I think I've just found a solution to your problem. In what follows I will list the whole code with comments to make it easier to follow.

#include <stdio.h>
 
int main()
{
  // input no. of students
  int n, i;
  printf("no. of students = "); scanf("%d", &n);
 
  // allocate an array for exactly "n" marks
  int *marks = new int[n];
 
  // input marks
  printf("marks: ");
  for (i = 0; i < n; i++)
    scanf("%d", &marks[i]);
 
  // compute frequencies
  int freq[101] = {0};
  for (i = 0; i < n; i++)
    freq[marks[i]]++;
 
  // display non-zero frequencies
  printf("\nMark Frequency\n\n");
  for (i = 0; i < 101; i++)
    if (freq[i])
      printf("%d %d\n", i, freq[i]);
 
  // display all intervals between identical marks
  printf("\nIntervals\n\n");
  int pos[101] = {0};
  for (i = 0; i < n; i++)
  {
    if (pos[marks[i]])
      printf("%d %d\n", marks[i], i - pos[marks[i]]);
    pos[marks[i]] = i + 1;
  }
  printf("\n");
 
  // free memory used by the marks[] array
  delete[] marks;
 
  return 0;
}

I've tried inputing your example and here is what has been displayed (notice that the frequencies are displayed considering the ascending order of the marks).

no. of students = 10
marks: 46 37 28 87 76 83 76 38 76 37
 
Mark Frequency
 
28 1
37 2
38 1
46 1
76 3
83 1
87 1
 
Intervals
 
76 1
76 1
37 7

The algorithm I've used is very quick even for a large number of marks.
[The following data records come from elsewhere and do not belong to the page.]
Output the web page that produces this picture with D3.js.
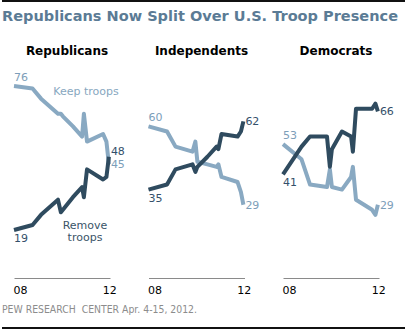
<!DOCTYPE html>
<html>
<head>
<meta charset="utf-8">
<script src="https://cdn.jsdelivr.net/npm/d3@7"></script>
<style>
    body { margin: 0; background: #fff; }
    svg { display: block; font-family: "DejaVu Sans", Verdana, sans-serif; }
</style>
</head>
<body>
<svg id="chart"></svg>
<script>
var partyNames = ['Republicans', 'Independents', 'Democrats'];

// Survey dates as decimal years
var surveyDates = [2008.00, 2008.83, 2009.21, 2009.97, 2010.10, 2010.19, 2010.64,
    2011.05, 2011.13, 2011.27, 2011.99, 2012.14, 2012.25];

// Percent saying keep troops in Afghanistan / remove troops asap
var repKeep   = [76, 75, 71, 65, 65, 64, 60, 56, 65, 54, 57, 54, 45];
var repRemove = [19, 21, 25, 31, 26, 27, 32, 36, 32, 43, 39, 40, 48];
var indKeep   = [60, 58, 52, 50, 54, 46, 45, 44, 45, 40, 38, 34, 29];
var indRemove = [35, 37, 43, 45, 42, 44, 48, 52, 51, 57, 56, 58, 62];
var demKeep   = [53, 47, 37, 36, 43, 36, 35, 40, 44, 31, 27, 25, 29];
var demRemove = [41, 52, 56, 56, 44, 51, 58, 56, 50, 67, 67, 69, 66];

var tickYears = [2008, 2012];
var tickLabels = ['08', '12'];

var w = 405;
var h = 330;
var darkColor = '#2f4b5f';
var lightColor = '#89a9c2';

var panels = [
    {name: partyNames[0], keep: repKeep, remove: repRemove},
    {name: partyNames[1], keep: indKeep, remove: indRemove},
    {name: partyNames[2], keep: demKeep, remove: demRemove}
];

var svg = d3.select('svg#chart')
    .attr('width', w)
    .attr('height', h);

var panelX = d3.scaleBand()
    .domain(partyNames)
    .range([14, 417.5]);

var x = d3.scaleLinear()
    .domain([2008, 2012.3])
    .range([0, 96]);

var y = d3.scaleLinear()
    .domain([0, 100])
    .range([278, 25.4]);

var line = d3.line()
    .x(function(d) { return x(d.date); })
    .y(function(d) { return y(d.value); });

function toPoints(values) {
    return values.map(function(v, i) {
        return {date: surveyDates[i], value: v};
    });
}


// Frame, title and source
svg.append('rect')
    .attr('x', 2)
    .attr('y', 0)
    .attr('width', w - 2)
    .attr('height', 2)
    .attr('fill', '#111');

svg.append('rect')
    .attr('x', 2)
    .attr('y', 327)
    .attr('width', w - 2)
    .attr('height', 2)
    .attr('fill', '#111');

svg.append('text')
    .attr('x', 2)
    .attr('y', 21)
    .attr('textLength', 396)
    .attr('lengthAdjust', 'spacingAndGlyphs')
    .style('font-size', '14.5px')
    .style('font-weight', 'bold')
    .attr('fill', '#5b7b95')
    .text('Republicans Now Split Over U.S. Troop Presence');

svg.append('text')
    .attr('x', 2)
    .attr('y', 313)
    .attr('textLength', 195)
    .attr('lengthAdjust', 'spacingAndGlyphs')
    .style('font-size', '10px')
    .style('white-space', 'pre')
    .attr('fill', '#8c8c8c')
    .text('PEW RESEARCH  CENTER Apr. 4-15, 2012.');


// One small multiple per party
function drawPanel(p) {
    var g = svg.append('g')
        .attr('transform', 'translate(' + panelX(p.name) + ',0)');

    g.append('text')
        .attr('x', 53)
        .attr('y', 55)
        .attr('text-anchor', 'middle')
        .style('font-size', '12px')
        .style('font-weight', 'bold')
        .attr('fill', '#000')
        .text(p.name);

    var axis = d3.axisBottom(x)
        .tickValues(tickYears)
        .tickFormat(function(d, i) { return tickLabels[i]; })
        .tickSize(0)
        .tickPadding(8);

    var axisG = g.append('g')
        .attr('transform', 'translate(0,' + y(0) + ')')
        .call(axis);

    axisG.select('.domain').attr('stroke', '#8a8a8a');
    axisG.selectAll('text')
        .attr('text-anchor', 'start')
        .attr('x', -1)
        .style('font-family', '"DejaVu Sans", Verdana, sans-serif')
        .style('font-size', '11px')
        .attr('fill', '#000');

    var series = [
        {values: p.keep, color: lightColor, labelColor: '#7d9eb9'},
        {values: p.remove, color: darkColor, labelColor: '#34506a'}
    ];

    g.selectAll('path.trend')
        .data(series)
        .join('path')
        .classed('trend', true)
        .attr('d', function(d) { return line(toPoints(d.values)); })
        .attr('fill', 'none')
        .attr('stroke', function(d) { return d.color; })
        .attr('stroke-width', 4)
        .attr('stroke-linejoin', 'round');

    // First value: higher series labelled above its line, lower one below
    var firstHigh = p.keep[0] > p.remove[0] ? 0 : 1;
    g.selectAll('text.start')
        .data(series)
        .join('text')
        .classed('start', true)
        .attr('x', x(surveyDates[0]))
        .attr('y', function(d, i) {
            return y(d.values[0]) + (i === firstHigh ? -5 : 12);
        })
        .style('font-size', '11px')
        .attr('fill', function(d) { return d.labelColor; })
        .text(function(d) { return d.values[0]; });

    // Last value: beside the line end, kept apart when the ends are close
    var last = surveyDates.length - 1;
    var ends = series.map(function(d) { return y(d.values[last]) + 4; });
    var gap = 13;
    if(Math.abs(ends[0] - ends[1]) < gap) {
        var hi = ends[0] < ends[1] ? 0 : 1;
        ends[hi] = ends[1 - hi] - gap;
    }

    g.selectAll('text.end')
        .data(series)
        .join('text')
        .classed('end', true)
        .attr('x', x(surveyDates[last]) + 2)
        .attr('y', function(d, i) { return ends[i]; })
        .style('font-size', '11px')
        .attr('fill', function(d) { return d.labelColor; })
        .text(function(d) { return d.values[last]; });

    return g;
}

var panelGroups = panels.map(drawPanel);

// Series names sit in the Republicans panel only
var repPanel = panelGroups[0];

repPanel.append('text')
    .attr('x', 72)
    .attr('y', 95)
    .attr('text-anchor', 'middle')
    .style('font-size', '11px')
    .attr('fill', '#87a7c0')
    .text('Keep troops');

repPanel.append('text')
    .attr('x', 71)
    .attr('y', 229)
    .attr('text-anchor', 'middle')
    .style('font-size', '11px')
    .attr('fill', '#3a5468')
    .selectAll('tspan')
    .data(['Remove', 'troops'])
    .join('tspan')
    .attr('x', 71)
    .attr('dy', function(d, i) { return i === 0 ? 0 : 11.5; })
    .text(function(d) { return d; });
</script>
</body>
</html>
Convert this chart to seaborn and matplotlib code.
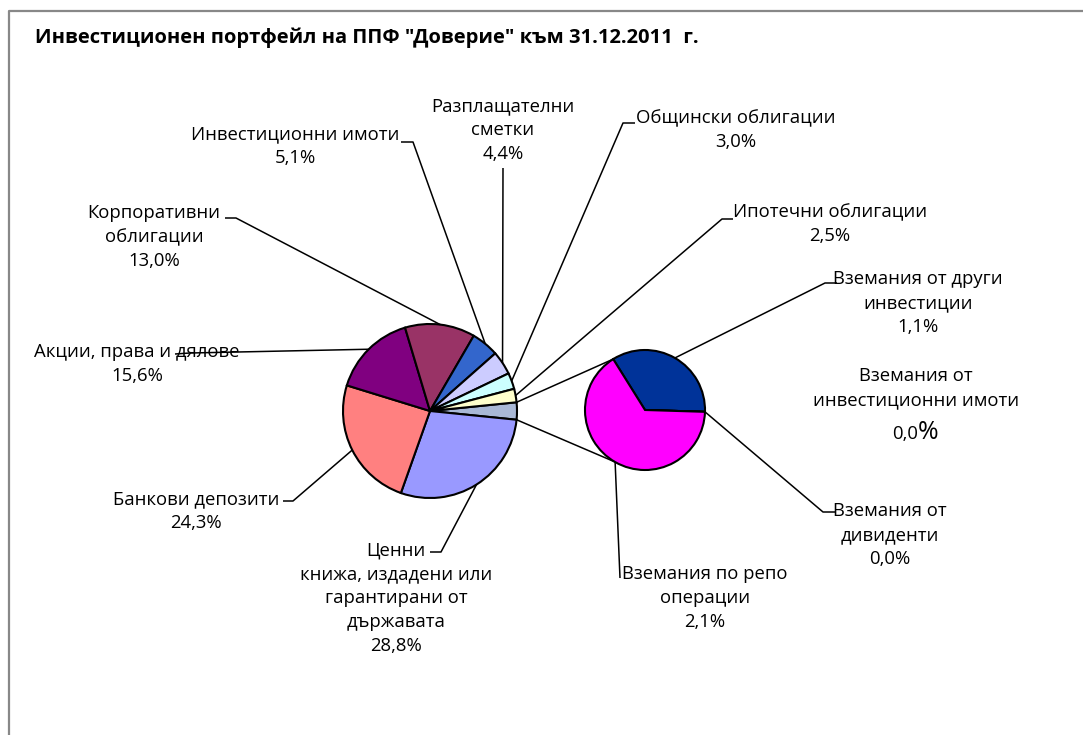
import numpy as np
import matplotlib
matplotlib.use("Agg")
import matplotlib.pyplot as plt
import seaborn as sns

# данни
main_labels = ["Ценни\nкнижа, издадени или\nгарантирани от\nдържавата",
               "Банкови депозити", "Акции, права и дялове",
               "Корпоративни\nоблигации", "Инвестиционни имоти",
               "Разплащателни\nсметки", "Общински облигации",
               "Ипотечни облигации"]
main_values = [28.8, 24.3, 15.6, 13.0, 5.1, 4.4, 3.0, 2.5]
main_colors = ["#9999FF", "#FF8080", "#800080", "#993366", "#3366CC",
               "#CCCCFF", "#CCFFFF", "#FFFFCC"]
other_color = "#A9B8D6"

sub_labels = ["Вземания от други\nинвестиции", "Вземания от\nдивиденти",
              "Вземания от\nинвестиционни имоти", "Вземания по репо\nоперации"]
sub_values = [1.1, 0.0, 0.0, 2.1]
sub_colors = ["#003399", "#FFFFFF", "#FFFFFF", "#FF00FF"]

title = 'Инвестиционен портфейл на ППФ "Доверие" към 31.12.2011  г.'

W, H = 1083, 735
fy = lambda y: H - y  # картинни координати -> оста

sns.set_theme(style="white")
plt.rcParams['font.family'] = ['Open Sans', 'DejaVu Sans']

fig = plt.figure(figsize=(W / 100, H / 100), dpi=100)
ax = fig.add_axes([0, 0, 1, 1])

other = sum(sub_values)
wedge_kw = dict(edgecolor="black", linewidth=1.5)
main_w, _ = ax.pie([other] + main_values, colors=[other_color] + main_colors,
                   startangle=other / 100 * 360 / 2, counterclock=False,
                   center=(430, fy(411)), radius=87, frame=True,
                   wedgeprops=wedge_kw)
sub_start = 122
sub_w, _ = ax.pie(sub_values, colors=sub_colors, startangle=sub_start,
                  counterclock=False, center=(645, fy(410)), radius=60,
                  frame=True, wedgeprops=wedge_kw)


def rim(w, ang=None):
    if ang is None:
        ang = (w.theta1 + w.theta2) / 2
    cx, cy = w.center
    a = np.deg2rad(ang)
    return cx + w.r * np.cos(a), cy + w.r * np.sin(a)


line_kw = dict(color="black", lw=1.1, solid_capstyle="butt")

# свързващи линии между двете кръгчета
ow = main_w[0]
p1 = rim(ow, ow.theta2)
p2 = rim(ow, ow.theta1)
q1 = rim(sub_w[0], sub_start)
q2 = rim(sub_w[0], -120)
ax.plot([p1[0], q1[0]], [p1[1], q1[1]], **line_kw)
ax.plot([p2[0], q2[0]], [p2[1], q2[1]], **line_kw)

# водещи линии (картинни координати на пречупването и края)
main_leaders = [[(441, 552), (430, 552)],
                [(293, 501), (283, 501)],
                [(190, 353), (175, 354)],
                [(236, 218), (225, 218)],
                [(413, 142), (401, 142)],
                [(503, 168)],
                [(623, 123), (635, 123)],
                [(722, 219), (733, 219)]]
sub_leaders = [[(825, 283), (837, 283)],
               [(823, 512), (835, 512)],
               None,
               [(620, 578)]]

for w, pts in zip(main_w[1:], main_leaders):
    x0, y0 = rim(w)
    xs = [x0] + [p[0] for p in pts]
    ys = [y0] + [fy(p[1]) for p in pts]
    ax.plot(xs, ys, **line_kw)
for w, pts in zip(sub_w, sub_leaders):
    if pts is None:
        continue
    x0, y0 = rim(w)
    xs = [x0] + [p[0] for p in pts]
    ys = [y0] + [fy(p[1]) for p in pts]
    ax.plot(xs, ys, **line_kw)

# етикети
fs = 13.3
ls = 1.42
main_pos = [(396, 598), (196, 511), (137, 364), (154, 237), (295, 146),
            (503, 130), (736, 130), (830, 224)]
for lab, v, (x, y) in zip(main_labels, main_values, main_pos):
    ax.text(x, fy(y), f"{lab}\n{v:.1f}%".replace(".", ","), ha="center",
            va="center", fontsize=fs, linespacing=ls, color="black")

sub_pos = [(918, 303), (890, 535), (916, 388), (705, 598)]
for i, (lab, v, (x, y)) in enumerate(zip(sub_labels, sub_values, sub_pos)):
    if i == 2:
        ax.text(x, fy(y), lab, ha="center", va="center", fontsize=fs,
                linespacing=ls, color="black")
        ax.text(918, fy(434), f"{v:.1f}".replace(".", ","), ha="right",
                va="center", fontsize=fs, color="black")
        ax.text(918, fy(432), "%", ha="left", va="center",
                fontsize=fs * 1.35, color="black")
        continue
    ax.text(x, fy(y), f"{lab}\n{v:.1f}%".replace(".", ","), ha="center",
            va="center", fontsize=fs, linespacing=ls, color="black")

ax.text(35, fy(38), title, ha="left", va="center", fontsize=14.5,
        fontweight="bold", color="black")

# рамка
ax.plot([9, 9, W], [0, fy(11), fy(11)], color="#888888", lw=1.6)

ax.set_xlim(0, W)
ax.set_ylim(0, H)
ax.set_aspect("equal")
ax.axis("off")

fig.savefig("out.png", dpi=100, facecolor="white")
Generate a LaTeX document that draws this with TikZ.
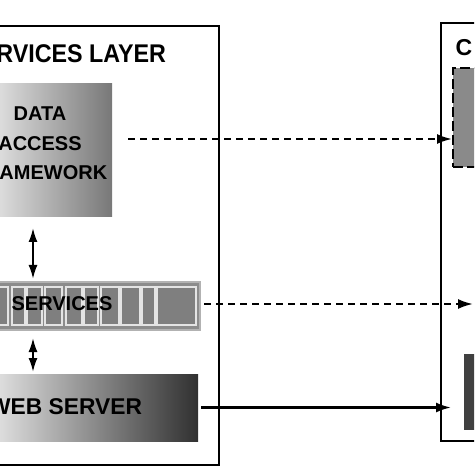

It goes two times through the elements of the marks array - one time to compute the frequencies and the other to find the intervals. Thus the algorithm has linear complexity. As you may have noticed I've used two additional arrays "freq" and "pos" of 101 elements, which help at minimising the total running time.

Please let me know if you understand how the algorithm works or not. I am ready to give you any further information concerning the algorithm or the C implementation.